Scan the material that follows. Copy every line containing the word "chart".

#### [STORED DATA]
|---|

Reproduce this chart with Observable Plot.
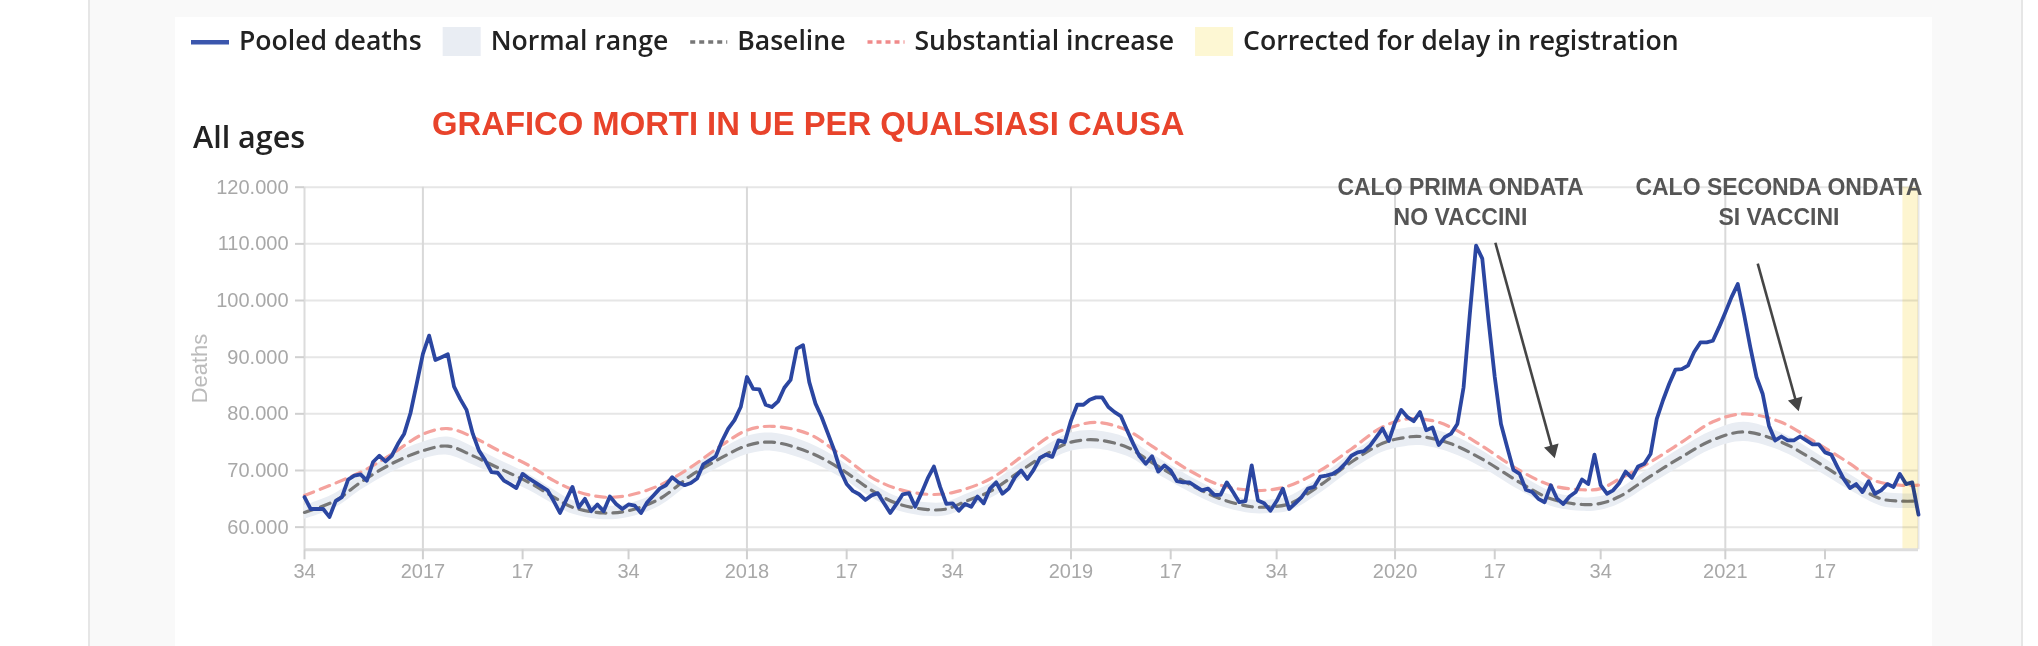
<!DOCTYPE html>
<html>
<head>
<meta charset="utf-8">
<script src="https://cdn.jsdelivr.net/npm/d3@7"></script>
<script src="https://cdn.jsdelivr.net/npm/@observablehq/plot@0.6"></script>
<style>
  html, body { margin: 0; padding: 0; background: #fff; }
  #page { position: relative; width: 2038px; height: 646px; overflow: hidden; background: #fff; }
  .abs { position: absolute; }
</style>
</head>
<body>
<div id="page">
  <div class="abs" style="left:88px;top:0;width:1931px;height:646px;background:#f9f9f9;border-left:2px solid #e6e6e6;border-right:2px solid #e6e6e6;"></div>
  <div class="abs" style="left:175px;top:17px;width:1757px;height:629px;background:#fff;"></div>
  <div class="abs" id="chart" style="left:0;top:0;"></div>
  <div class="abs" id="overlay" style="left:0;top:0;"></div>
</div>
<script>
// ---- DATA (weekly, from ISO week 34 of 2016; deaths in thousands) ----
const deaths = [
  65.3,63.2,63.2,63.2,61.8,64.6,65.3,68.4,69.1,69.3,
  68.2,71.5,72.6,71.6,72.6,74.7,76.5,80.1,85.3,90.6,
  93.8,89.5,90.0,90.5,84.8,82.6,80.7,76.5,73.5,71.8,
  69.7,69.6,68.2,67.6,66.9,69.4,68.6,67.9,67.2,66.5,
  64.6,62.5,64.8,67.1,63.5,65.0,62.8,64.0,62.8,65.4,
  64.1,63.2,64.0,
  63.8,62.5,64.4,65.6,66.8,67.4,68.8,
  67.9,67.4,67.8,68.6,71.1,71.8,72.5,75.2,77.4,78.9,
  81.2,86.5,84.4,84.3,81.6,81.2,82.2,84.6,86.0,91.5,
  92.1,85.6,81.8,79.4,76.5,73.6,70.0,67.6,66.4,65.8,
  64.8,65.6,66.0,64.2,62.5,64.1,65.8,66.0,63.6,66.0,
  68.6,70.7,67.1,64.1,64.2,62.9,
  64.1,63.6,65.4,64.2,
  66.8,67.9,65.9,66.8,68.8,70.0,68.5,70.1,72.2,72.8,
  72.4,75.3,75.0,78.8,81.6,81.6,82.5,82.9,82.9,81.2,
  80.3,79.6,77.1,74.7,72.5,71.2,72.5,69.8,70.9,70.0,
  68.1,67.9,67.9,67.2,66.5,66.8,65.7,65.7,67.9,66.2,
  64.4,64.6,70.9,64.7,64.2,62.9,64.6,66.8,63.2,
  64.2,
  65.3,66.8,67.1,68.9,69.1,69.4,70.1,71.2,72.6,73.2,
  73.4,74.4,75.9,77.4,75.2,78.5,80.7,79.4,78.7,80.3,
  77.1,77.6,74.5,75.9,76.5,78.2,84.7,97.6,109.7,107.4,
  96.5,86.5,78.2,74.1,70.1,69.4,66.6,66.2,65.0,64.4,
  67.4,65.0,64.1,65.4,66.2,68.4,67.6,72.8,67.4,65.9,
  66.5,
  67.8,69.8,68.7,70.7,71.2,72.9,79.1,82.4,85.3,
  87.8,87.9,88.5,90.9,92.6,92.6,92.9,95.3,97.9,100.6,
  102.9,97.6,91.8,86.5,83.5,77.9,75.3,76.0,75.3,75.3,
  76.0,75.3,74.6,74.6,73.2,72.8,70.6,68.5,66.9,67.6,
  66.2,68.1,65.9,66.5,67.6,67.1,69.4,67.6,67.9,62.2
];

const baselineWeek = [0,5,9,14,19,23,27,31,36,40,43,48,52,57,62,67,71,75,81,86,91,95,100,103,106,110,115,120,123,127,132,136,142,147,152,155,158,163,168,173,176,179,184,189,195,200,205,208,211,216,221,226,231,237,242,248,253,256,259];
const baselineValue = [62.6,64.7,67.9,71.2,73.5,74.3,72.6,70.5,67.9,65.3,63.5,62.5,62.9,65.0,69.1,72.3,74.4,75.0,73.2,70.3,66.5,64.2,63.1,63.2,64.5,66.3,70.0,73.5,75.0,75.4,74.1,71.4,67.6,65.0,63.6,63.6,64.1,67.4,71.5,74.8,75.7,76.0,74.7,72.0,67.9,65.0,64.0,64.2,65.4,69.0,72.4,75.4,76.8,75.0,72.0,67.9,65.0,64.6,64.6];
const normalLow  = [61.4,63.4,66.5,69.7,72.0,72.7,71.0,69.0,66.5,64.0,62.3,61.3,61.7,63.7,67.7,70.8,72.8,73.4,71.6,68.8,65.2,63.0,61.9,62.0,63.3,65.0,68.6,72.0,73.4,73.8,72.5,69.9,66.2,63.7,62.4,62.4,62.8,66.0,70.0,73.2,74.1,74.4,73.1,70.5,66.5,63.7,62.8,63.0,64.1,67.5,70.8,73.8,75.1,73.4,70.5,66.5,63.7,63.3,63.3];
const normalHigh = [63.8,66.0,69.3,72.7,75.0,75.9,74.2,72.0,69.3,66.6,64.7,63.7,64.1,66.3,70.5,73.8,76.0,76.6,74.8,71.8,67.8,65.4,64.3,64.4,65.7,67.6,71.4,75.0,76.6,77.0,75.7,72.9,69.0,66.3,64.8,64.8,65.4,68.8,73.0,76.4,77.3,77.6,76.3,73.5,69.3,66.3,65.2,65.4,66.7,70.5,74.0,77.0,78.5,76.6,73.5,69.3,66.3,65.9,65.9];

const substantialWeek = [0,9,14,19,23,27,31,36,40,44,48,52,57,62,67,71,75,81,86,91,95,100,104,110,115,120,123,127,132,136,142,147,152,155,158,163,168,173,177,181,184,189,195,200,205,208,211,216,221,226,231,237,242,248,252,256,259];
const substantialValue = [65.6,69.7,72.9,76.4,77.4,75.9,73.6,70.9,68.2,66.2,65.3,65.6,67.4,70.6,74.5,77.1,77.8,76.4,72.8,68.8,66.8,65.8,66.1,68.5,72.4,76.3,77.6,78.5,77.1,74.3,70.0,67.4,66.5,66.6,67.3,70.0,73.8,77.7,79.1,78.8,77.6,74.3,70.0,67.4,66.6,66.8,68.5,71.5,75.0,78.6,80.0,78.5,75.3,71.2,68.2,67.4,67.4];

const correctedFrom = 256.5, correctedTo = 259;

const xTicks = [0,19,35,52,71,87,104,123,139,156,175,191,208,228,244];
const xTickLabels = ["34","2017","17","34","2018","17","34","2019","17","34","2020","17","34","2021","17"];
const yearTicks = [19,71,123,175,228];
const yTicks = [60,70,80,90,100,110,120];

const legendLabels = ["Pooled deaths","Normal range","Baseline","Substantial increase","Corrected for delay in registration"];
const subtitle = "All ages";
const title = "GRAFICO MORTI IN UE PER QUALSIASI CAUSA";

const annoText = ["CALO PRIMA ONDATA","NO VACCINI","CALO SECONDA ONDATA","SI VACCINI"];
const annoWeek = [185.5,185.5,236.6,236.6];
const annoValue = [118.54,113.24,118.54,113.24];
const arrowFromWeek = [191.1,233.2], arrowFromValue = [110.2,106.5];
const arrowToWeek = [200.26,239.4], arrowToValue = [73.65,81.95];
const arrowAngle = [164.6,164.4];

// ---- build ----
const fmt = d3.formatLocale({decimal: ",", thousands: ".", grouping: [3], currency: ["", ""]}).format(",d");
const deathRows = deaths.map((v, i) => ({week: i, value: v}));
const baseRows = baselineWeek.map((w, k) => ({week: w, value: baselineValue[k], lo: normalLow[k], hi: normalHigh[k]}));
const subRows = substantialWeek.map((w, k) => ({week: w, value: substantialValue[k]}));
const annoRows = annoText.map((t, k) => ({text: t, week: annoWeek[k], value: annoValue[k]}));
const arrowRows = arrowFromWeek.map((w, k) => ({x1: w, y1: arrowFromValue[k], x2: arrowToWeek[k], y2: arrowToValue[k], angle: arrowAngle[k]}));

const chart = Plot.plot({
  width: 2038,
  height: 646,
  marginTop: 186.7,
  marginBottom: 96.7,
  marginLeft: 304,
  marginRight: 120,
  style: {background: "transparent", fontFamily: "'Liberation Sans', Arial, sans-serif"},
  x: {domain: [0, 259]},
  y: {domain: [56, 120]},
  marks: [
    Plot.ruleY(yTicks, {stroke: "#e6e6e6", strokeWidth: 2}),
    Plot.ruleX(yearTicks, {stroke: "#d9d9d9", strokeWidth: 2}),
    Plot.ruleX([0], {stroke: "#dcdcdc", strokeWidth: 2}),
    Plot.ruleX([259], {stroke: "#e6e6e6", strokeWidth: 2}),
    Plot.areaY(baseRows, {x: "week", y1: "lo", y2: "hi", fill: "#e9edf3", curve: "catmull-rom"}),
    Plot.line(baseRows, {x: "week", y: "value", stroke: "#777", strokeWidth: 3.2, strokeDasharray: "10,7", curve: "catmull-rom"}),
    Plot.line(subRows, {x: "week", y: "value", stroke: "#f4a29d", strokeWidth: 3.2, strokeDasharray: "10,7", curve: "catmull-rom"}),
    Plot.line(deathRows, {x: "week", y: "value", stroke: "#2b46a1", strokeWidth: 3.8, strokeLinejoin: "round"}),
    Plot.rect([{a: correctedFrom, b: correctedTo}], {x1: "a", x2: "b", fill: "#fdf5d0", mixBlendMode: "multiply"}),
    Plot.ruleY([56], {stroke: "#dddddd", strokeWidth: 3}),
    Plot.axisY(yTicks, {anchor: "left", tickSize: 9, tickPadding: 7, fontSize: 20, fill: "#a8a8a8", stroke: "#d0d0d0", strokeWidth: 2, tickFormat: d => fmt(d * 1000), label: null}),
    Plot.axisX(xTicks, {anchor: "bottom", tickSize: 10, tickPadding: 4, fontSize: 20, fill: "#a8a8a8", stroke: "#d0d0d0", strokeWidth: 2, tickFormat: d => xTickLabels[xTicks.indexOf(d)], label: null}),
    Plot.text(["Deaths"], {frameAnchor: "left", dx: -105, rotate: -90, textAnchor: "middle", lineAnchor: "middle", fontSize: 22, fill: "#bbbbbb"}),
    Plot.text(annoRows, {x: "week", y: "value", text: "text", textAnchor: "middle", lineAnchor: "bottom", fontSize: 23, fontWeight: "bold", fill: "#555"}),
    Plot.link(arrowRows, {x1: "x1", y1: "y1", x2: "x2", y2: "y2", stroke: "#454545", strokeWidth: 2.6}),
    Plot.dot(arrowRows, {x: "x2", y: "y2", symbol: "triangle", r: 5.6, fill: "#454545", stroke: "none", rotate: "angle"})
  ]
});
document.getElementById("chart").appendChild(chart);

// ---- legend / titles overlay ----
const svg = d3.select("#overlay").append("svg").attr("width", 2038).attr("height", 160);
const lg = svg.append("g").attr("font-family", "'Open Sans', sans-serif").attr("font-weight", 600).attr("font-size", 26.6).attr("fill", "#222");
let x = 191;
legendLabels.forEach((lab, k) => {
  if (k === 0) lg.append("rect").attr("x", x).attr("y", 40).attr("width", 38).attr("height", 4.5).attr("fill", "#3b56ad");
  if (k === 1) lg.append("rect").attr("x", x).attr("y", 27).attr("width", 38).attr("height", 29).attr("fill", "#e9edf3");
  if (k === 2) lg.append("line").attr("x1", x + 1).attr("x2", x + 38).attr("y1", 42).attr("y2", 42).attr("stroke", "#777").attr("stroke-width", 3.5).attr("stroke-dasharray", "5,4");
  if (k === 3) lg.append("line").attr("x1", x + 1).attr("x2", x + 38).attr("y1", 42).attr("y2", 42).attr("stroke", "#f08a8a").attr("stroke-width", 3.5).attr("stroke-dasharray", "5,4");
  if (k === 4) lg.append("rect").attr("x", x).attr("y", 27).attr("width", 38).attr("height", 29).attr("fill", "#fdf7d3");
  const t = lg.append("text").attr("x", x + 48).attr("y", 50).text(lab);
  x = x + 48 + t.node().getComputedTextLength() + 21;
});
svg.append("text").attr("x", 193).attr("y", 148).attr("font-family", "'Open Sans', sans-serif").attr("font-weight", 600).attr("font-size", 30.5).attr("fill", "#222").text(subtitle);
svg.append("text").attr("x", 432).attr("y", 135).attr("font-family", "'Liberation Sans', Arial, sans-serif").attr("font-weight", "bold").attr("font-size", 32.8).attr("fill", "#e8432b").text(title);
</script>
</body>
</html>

|---|

#### [RESULT OF THIS TASK]
Reproduce this chart with Observable Plot.
  <div class="abs" id="chart" style="left:0;top:0;"></div>
const chart = Plot.plot({
document.getElementById("chart").appendChild(chart);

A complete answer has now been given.